During my six years as an accidental bureaucrat, after spending twenty-five years in the private sector, my friends often wondered how I could do it. They routinely asked versions of the question: doesn’t government move too slowly for you? My standard reply was that, yes, the public sector moves slowly – but then, big companies don’t move so quickly either. And come to think of it, I teased my friends in higher education, colleges and universities move more slowly than either business or government! The point is, all institutions move slowly.
What surprised me wasn’t how slowly the different institutions moved, but the different language, behavior, secret handshakes, and views of each other I found across sectors. Xenophobia runs rampant within public, private, non-profit, and for-profit silos. Each silo has created its own world completely foreign to inhabitants from other sectors. Visiting emissaries are always viewed with skepticism. (”I’m from the government and I’m here to help …”)
One epiphany from my immersion into the non-private sector is how strenuously social sector organizations resist the notion they have a “business model”. Non-profits, government agencies, social enterprises, schools, and NGOs consistently proclaim that they aren’t businesses, and therefore business rules don’t apply.
Well, I’m sorry to break the news, but if an organization has a viable way to create, deliver, and capture value, it has a business model. It doesn’t matter whether an organization is in the public or private sector. It doesn’t matter if it’s a non-profit or a for-profit enterprise. All organizations have a business model. Non-profit corporations may not be providing a financial return to investors or owners, but they still capture value to finance activities with contributions, grants, and service revenue. Social enterprises may be mission-driven, focused on delivering social impact versus a financial return on investment, but they still need a sustainable model to scale. Government agencies are financed by taxes, fees, and service revenue, but are still accountable to deliver citizen value at scale.
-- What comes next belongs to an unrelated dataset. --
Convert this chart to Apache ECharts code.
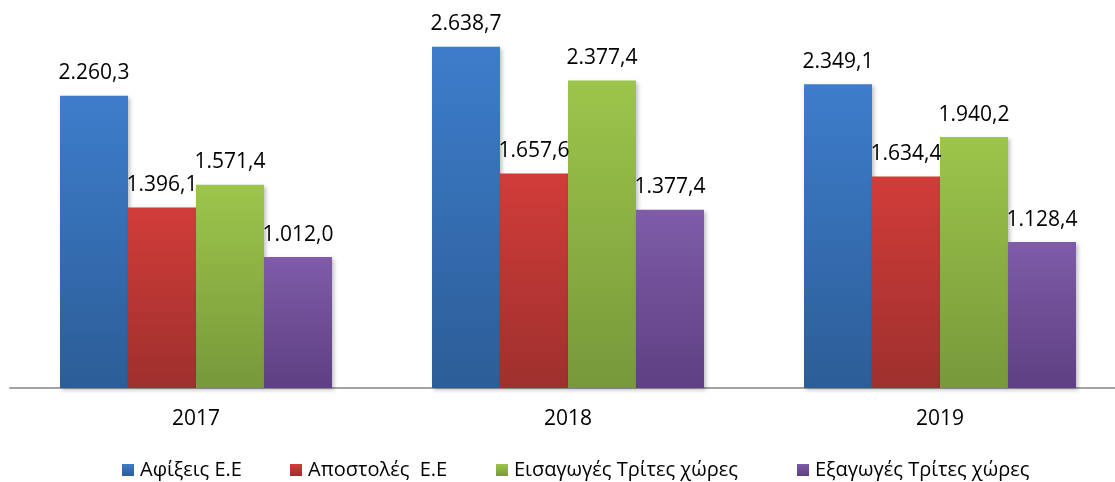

The idea that business models are just for business is just wrong. Any organization that wants to be relevant, to deliver value at scale, and to sustain itself must clearly articulate and evolve its business model. And if an organization doesn’t have a sustainable business model, its days are numbered.
It may be, however, that the model is implicit rather than explicit. It’s amazing how few organizations can clearly articulate their business model. Can yours? If you ask any ten people in your organization how it creates, delivers, and captures value, will the answers even be close?
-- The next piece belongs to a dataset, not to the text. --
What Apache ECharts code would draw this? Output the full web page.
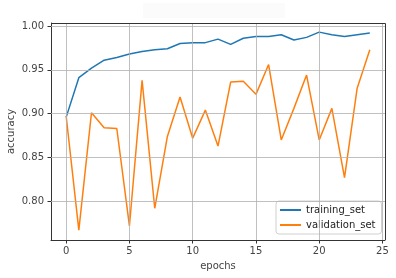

If not, it’s probably because, in the industrial era when business models seldom changed and everyone played the game by the same set of well-understood industry and sector rules, it wasn’t as important to be explicit about business models. Business models were safely assumed and taken for granted.
That won’t work in the 21st century when all bets are off. Business models don’t last as long as they used to. New players are rapidly emerging, enabled by disruptive technology, refusing to play by industrial era rules. Business model innovators aren’t constrained by existing business models. Business model innovation is becoming the new strategic imperative for all organization leaders.
Perhaps the most important reason for developing common business model language across public, private, non-profit, and for-profit sectors is that transforming our important social systems (including education, health care, energy, and entrepreneurship) will require networked business models that cut across sectors. We need new hybrid models that don’t fit cleanly into today’s convenient sector buckets. We already see for-profit social enterprises, non-profits with for-profit divisions, and for-profit companies with social missions. Traditional sector lines are blurring. We’re going to see every imaginable permutation and will have to get comfortable with more experimentation and ambiguity.
Economic prosperity and solutions for our big social system challenges require business model innovation across sectors. All organization leaders must learn how to do R&D for new business models. Non-profit, social enterprise, school, and government leaders aren’t exempt. Business models aren’t just for business.